I was born in Kano, in northern Nigeria, though my family comes from the south of the country. I speak English, Italian, Arabic, Hausa, Yoruba, and Urdu. After I turned 18 I left Nigeria for Italy, and I have now been living in Bologna for 20 years. I would not change for any other city in the world. I arrived in Bologna because some of my relatives lived here, but I really think what brought me here was fate—nothing happens by chance. My grandfather had four wives and had 20 children by them. My three children instead were born in Italy and grew here, but later moved to the U.K. That was their fate—moving is part of our family’s history. In Bologna we created an association named El Ihsan, ‘The Lighthouse,’ that has 60 members. Our association became a contractor of the Bologna municipal administration, so our members are now working in maintenance jobs such as clearing and restoring former squats, pruning trees, and collecting waste.

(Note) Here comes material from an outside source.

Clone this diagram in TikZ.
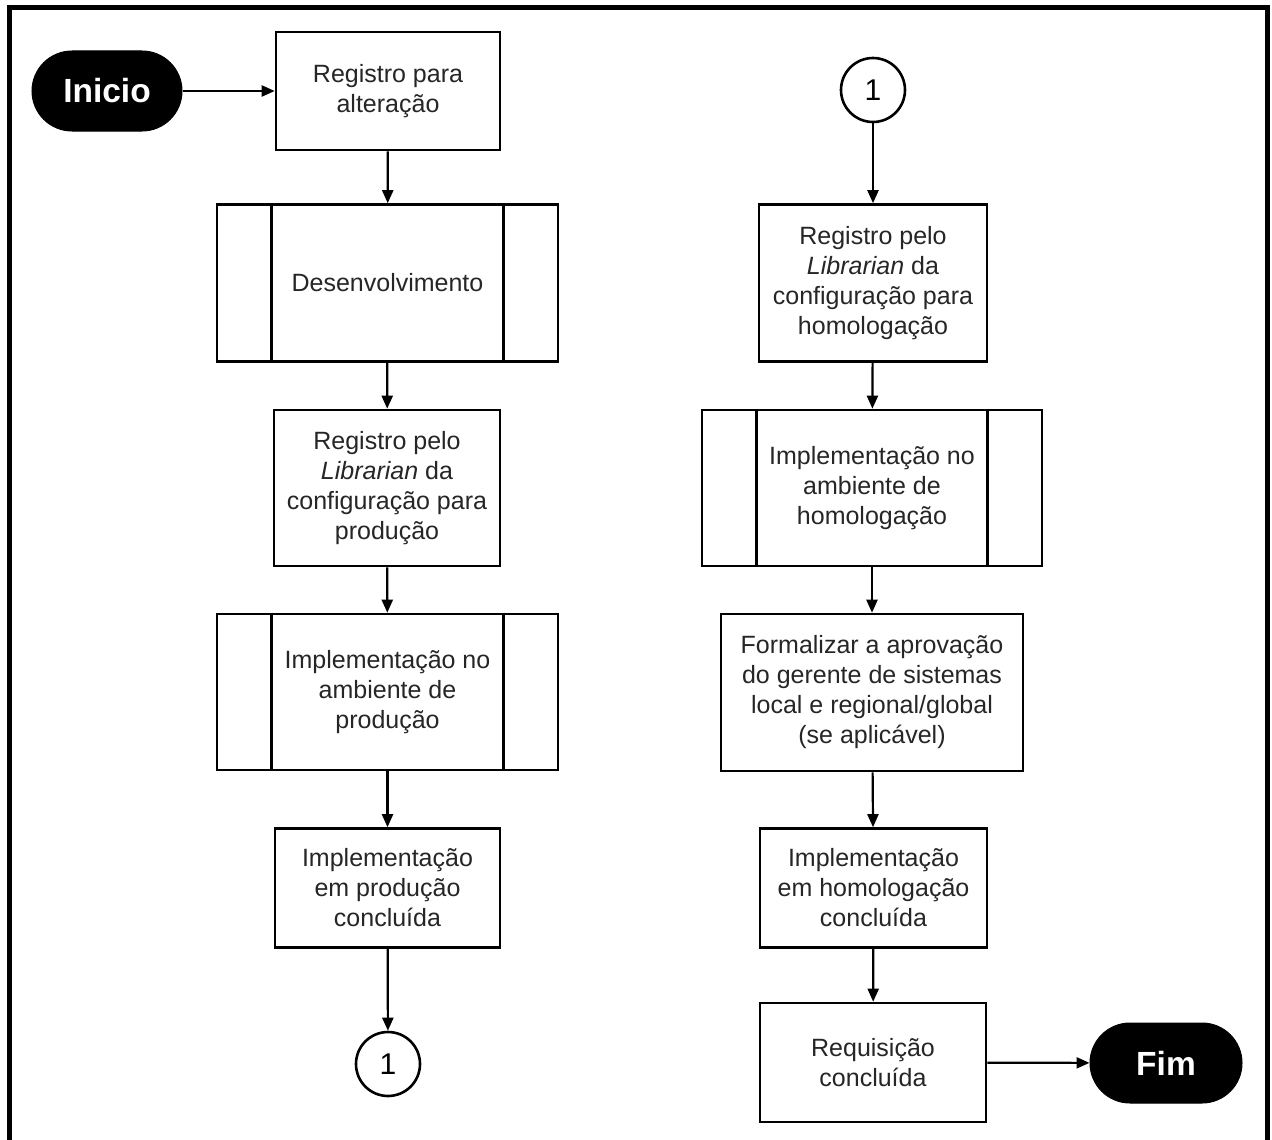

Abdulrahman Nasiru Ajani - Nigeria

M y name is Ayoub Moussaid, I am 29 years old and I have been living in Italy since 2003. Here I work and I am engaged in volunteer activities with an informal group called Cuneo Città Aperta [‘Cuneo, Open City’] and another called Arte Migrante [‘Migrant Art’]. Though I studied to become a surveyor, I hold a blue-collar job with a Cuneo company. I come from Morocco and my integration into Italian society had its ups and downs. However, lately I have become actively involved in issues concerning refugees and in particular their integration and discrimination. For the past 10 years I have also been involved in theatre. I have participated in a number of performances with drama groups and with some of my friends, and I conduct a theater workshop that the local parish church runs for junior high school students. These kids are coming from a number of different countries and they know how to fight for their goals. They are just fantastic.

Ayoub Moussaid - Marocco

I am 27, I am of Tunisian origins and I was born in Mazara del Vallo, Sicily. When I got married after courting this Italian girl for 10 years, we each decided to keep our culture and faith, so we had our daughter Martina christened and our son Gabriel Hassen circumcised in a sort of Arab baptism. We were married in church but with an interfaith ritual. Next to our bed we keep the Qur’an on one side and the Virgin with Child on the other. I am self-employed and have owned a transportation company for 9 years, whereas my wife owns a bakery.